To be done
The required output is the block of lines from the line with "Write a Python" to the line with "ax.set_ylim(-5000, 45000)", endpoints included and pictures omitted.

◇ ◇ ◇ ◇ ◇

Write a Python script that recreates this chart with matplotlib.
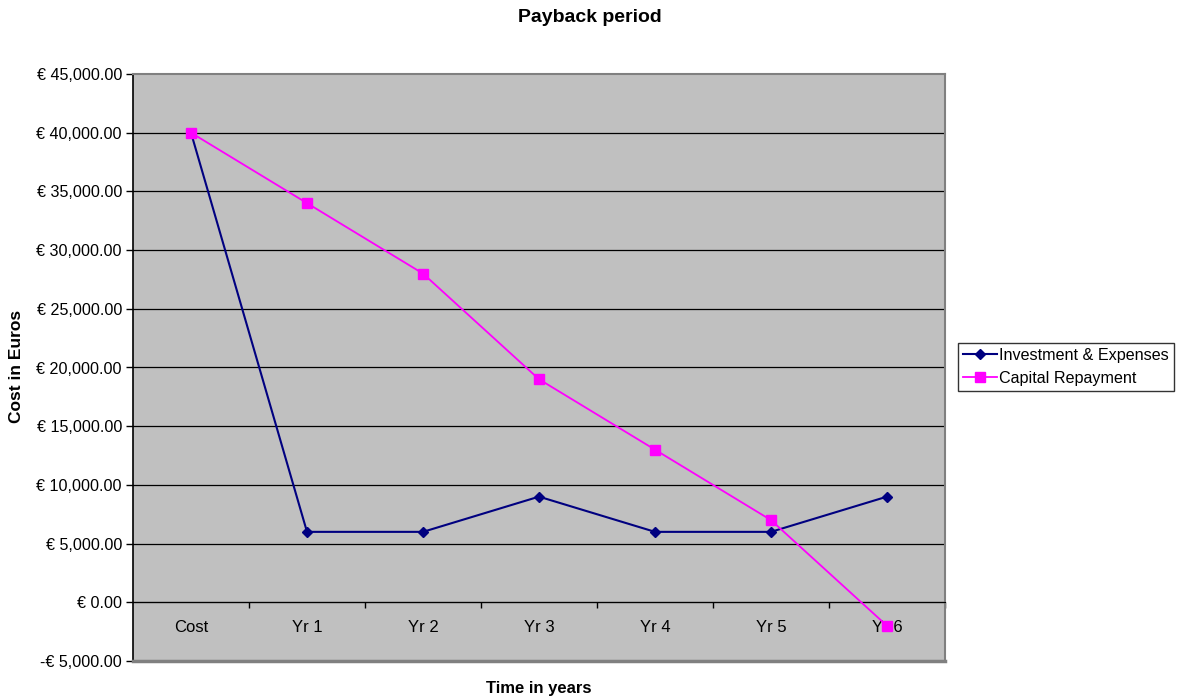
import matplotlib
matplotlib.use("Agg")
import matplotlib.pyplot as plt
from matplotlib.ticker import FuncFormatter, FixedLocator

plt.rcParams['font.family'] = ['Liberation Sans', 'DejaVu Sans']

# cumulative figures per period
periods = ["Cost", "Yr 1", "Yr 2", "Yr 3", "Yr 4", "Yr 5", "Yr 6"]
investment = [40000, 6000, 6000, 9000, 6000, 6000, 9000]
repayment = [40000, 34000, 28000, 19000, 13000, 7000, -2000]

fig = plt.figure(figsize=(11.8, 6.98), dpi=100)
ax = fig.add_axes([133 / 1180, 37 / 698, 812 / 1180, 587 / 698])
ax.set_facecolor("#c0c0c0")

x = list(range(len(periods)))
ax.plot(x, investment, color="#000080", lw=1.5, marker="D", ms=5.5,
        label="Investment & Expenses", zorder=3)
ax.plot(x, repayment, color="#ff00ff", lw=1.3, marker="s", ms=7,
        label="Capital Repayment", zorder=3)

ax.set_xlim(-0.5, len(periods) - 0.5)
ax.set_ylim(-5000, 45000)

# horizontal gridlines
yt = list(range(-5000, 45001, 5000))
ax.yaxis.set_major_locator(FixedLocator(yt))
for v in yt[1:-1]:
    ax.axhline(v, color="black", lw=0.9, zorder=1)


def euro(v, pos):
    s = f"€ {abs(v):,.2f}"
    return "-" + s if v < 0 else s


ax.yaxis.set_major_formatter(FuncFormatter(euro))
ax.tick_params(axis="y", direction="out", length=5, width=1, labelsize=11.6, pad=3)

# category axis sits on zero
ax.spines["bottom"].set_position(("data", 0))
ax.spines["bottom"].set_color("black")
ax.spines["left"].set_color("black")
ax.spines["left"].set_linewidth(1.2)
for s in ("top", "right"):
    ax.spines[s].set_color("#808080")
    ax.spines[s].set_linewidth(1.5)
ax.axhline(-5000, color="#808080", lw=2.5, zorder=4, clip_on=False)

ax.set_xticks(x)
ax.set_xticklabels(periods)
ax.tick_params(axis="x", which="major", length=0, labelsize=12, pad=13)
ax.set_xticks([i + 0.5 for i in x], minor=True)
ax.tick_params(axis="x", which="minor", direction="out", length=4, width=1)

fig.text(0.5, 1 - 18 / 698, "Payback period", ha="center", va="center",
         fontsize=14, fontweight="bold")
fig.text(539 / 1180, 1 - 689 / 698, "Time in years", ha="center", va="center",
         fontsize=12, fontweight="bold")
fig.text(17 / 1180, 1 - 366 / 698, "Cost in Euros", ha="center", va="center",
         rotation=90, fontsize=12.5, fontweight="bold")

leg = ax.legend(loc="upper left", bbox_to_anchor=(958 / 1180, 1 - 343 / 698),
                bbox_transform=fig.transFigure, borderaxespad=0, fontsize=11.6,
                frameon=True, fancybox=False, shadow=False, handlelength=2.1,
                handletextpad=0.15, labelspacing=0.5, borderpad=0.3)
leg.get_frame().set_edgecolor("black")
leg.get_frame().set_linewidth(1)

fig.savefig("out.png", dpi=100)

◇ ◇ ◇ ◇ ◇

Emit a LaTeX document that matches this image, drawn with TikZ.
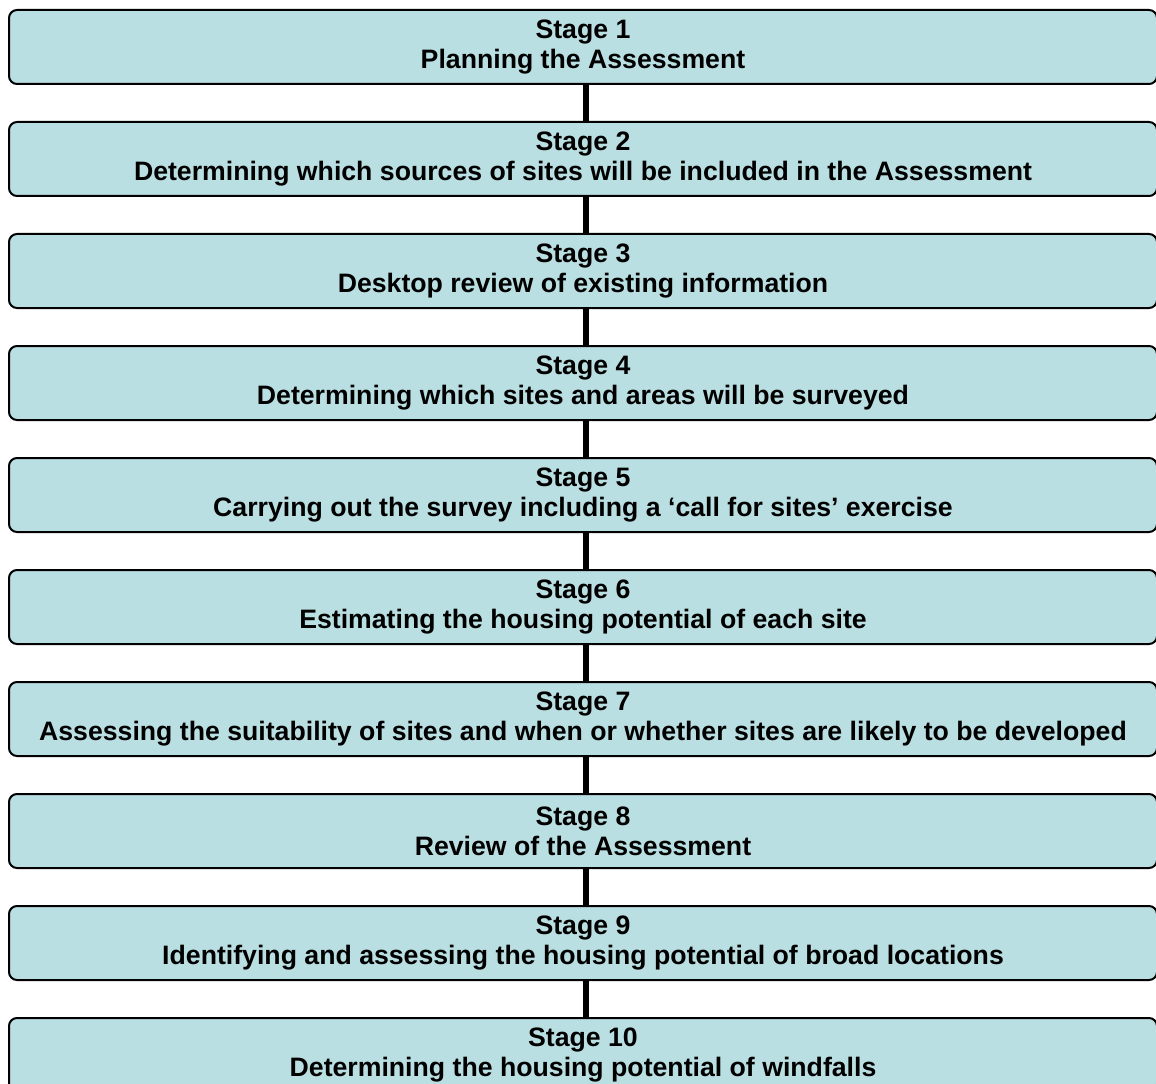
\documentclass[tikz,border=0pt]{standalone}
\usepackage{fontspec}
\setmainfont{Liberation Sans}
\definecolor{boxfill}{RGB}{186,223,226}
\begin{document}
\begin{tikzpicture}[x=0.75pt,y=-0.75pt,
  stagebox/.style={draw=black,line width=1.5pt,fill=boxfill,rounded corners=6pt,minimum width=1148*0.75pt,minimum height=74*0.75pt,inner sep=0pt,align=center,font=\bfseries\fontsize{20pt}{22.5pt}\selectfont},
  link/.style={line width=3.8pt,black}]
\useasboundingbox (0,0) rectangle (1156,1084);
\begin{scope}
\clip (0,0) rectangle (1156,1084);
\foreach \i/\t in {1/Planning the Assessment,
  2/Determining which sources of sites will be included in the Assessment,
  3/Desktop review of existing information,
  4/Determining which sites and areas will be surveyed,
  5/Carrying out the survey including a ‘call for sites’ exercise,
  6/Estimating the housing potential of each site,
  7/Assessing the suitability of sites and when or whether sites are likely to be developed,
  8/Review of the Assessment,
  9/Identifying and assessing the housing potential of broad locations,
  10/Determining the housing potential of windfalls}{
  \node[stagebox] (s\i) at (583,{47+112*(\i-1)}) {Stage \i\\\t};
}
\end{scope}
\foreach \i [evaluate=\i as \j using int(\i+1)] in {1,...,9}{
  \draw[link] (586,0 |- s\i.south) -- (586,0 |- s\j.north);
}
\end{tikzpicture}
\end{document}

◇ ◇ ◇ ◇ ◇

Result for this exercise
Write a Python script that recreates this chart with matplotlib.
import matplotlib
matplotlib.use("Agg")
import matplotlib.pyplot as plt
from matplotlib.ticker import FuncFormatter, FixedLocator

plt.rcParams['font.family'] = ['Liberation Sans', 'DejaVu Sans']

# cumulative figures per period
periods = ["Cost", "Yr 1", "Yr 2", "Yr 3", "Yr 4", "Yr 5", "Yr 6"]
investment = [40000, 6000, 6000, 9000, 6000, 6000, 9000]
repayment = [40000, 34000, 28000, 19000, 13000, 7000, -2000]

fig = plt.figure(figsize=(11.8, 6.98), dpi=100)
ax = fig.add_axes([133 / 1180, 37 / 698, 812 / 1180, 587 / 698])
ax.set_facecolor("#c0c0c0")

x = list(range(len(periods)))
ax.plot(x, investment, color="#000080", lw=1.5, marker="D", ms=5.5,
        label="Investment & Expenses", zorder=3)
ax.plot(x, repayment, color="#ff00ff", lw=1.3, marker="s", ms=7,
        label="Capital Repayment", zorder=3)

ax.set_xlim(-0.5, len(periods) - 0.5)
ax.set_ylim(-5000, 45000)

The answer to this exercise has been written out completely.